Data provided:

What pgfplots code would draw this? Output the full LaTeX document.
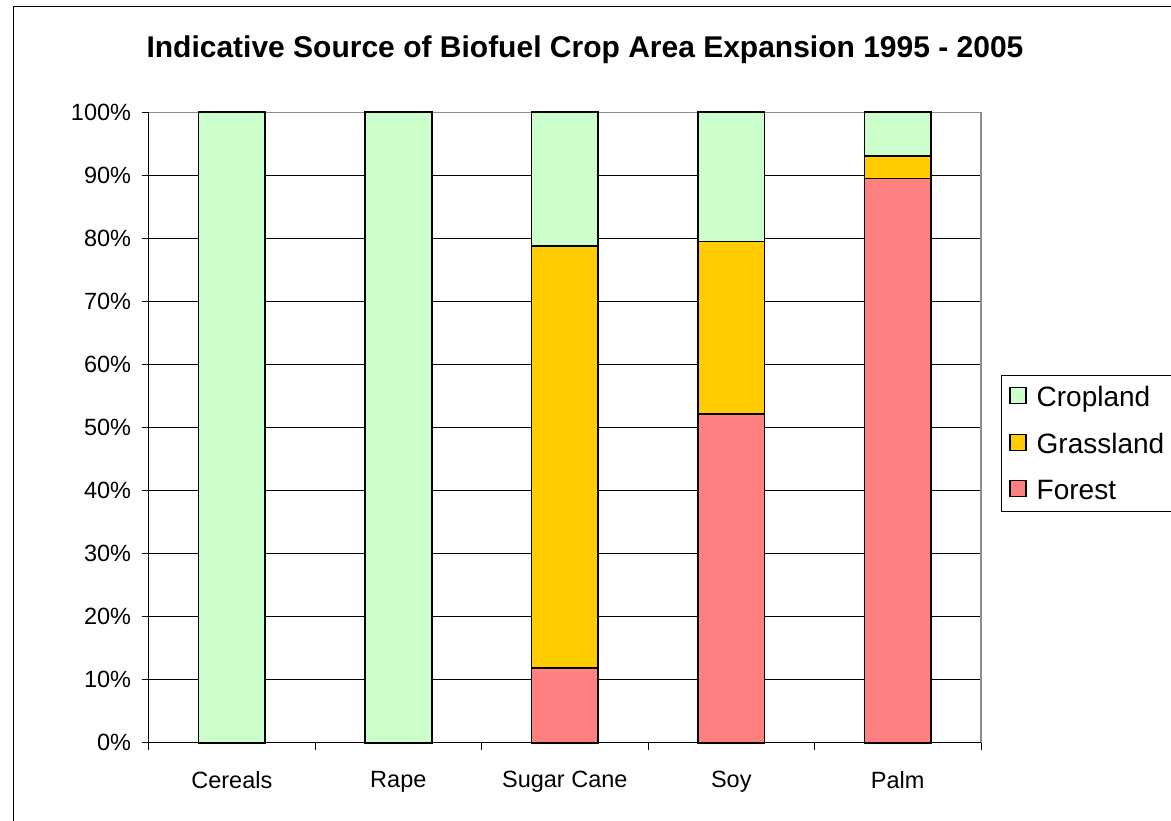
\documentclass[border=0pt]{standalone}
\usepackage{fontspec}
\setmainfont{Liberation Sans}
\usepackage{pgfplots}
\pgfplotsset{compat=1.18}
\definecolor{crop}{HTML}{CCFFCC}
\definecolor{grass}{HTML}{FFCC00}
\definecolor{forest}{HTML}{FF8080}
\begin{document}
\begin{tikzpicture}[x=1pt,y=1pt]
\useasboundingbox (0,0) rectangle (1171,820);
\fill[white] (0,0) rectangle (1171,820);
\draw[black, line width=1pt] (13,-5) -- (13,813) -- (1180,813);
\node[font=\fontsize{30}{36}\selectfont\bfseries] at (585,770) {Indicative Source of Biofuel Crop Area Expansion 1995 - 2005};
\begin{axis}[
  at={(148.6pt,77.3pt)}, anchor=south west,
  scale only axis, width=832.4pt, height=630.4pt,
  clip=false,
  ybar stacked, bar width=0.4,
  xmin=0.5, xmax=5.5, ymin=0, ymax=100,
  xtick={1,2,3,4,5},
  xticklabels={Cereals,Rape,Sugar Cane,Soy,Palm},
  minor xtick={0.5,1.5,2.5,3.5,4.5,5.5},
  ytick={0,10,...,100},
  yticklabel={\pgfmathprintnumber{\tick}\%},
  /pgf/number format/assume math mode=true,
  tick label style={font=\fontsize{23.5}{28}\selectfont},
  xticklabel style={yshift=-18pt},
  yticklabel style={xshift=-7pt},
  major x tick style={draw=none},
  minor x tick style={draw=black, line width=0.8pt},
  minor tick length=7pt,
  major tick length=7pt,
  tick align=outside,
  ytick style={draw=black, line width=0.8pt},
  xtick pos=bottom, ytick pos=left,
  ymajorgrids, grid style={black, line width=0.8pt},
  axis line style={draw=gray!90, line width=1.2pt},
  legend style={at={(1.024,0.5833)}, anchor=north west, draw=black, line width=1pt,
    font=\fontsize{28}{34}\selectfont, inner xsep=8pt, inner ysep=9pt, row sep=21pt,
    cells={anchor=west, text width=150pt},
    /tikz/every odd column/.style={column sep=8pt}},
  legend cell align=left,
  reverse legend,
  legend image code/.code={\draw[#1, line width=1.2pt] (0pt,-6pt) rectangle (16pt,10pt);},
]
\addplot[fill=forest, draw=black, line width=1.8pt] coordinates {(1,0) (2,0) (3,11.9) (4,52.2) (5,89.5)};
\addplot[fill=grass, draw=black, line width=1.8pt] coordinates {(1,0) (2,0) (3,66.9) (4,27.3) (5,3.6)};
\addplot[fill=crop, draw=black, line width=1.8pt] coordinates {(1,100) (2,100) (3,21.2) (4,20.5) (5,6.9)};
\legend{Forest,Grassland,Cropland}
\draw[black, line width=1.2pt] (rel axis cs:0,1) -- (rel axis cs:0,0) -- (rel axis cs:1,0);
\end{axis}
\end{tikzpicture}
\end{document}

The problem: Each line in the data that holds the string "code" should be found and copied.

Exercise answer:
What pgfplots code would draw this? Output the full LaTeX document.
  legend image code/.code={\draw[#1, line width=1.2pt] (0pt,-6pt) rectangle (16pt,10pt);},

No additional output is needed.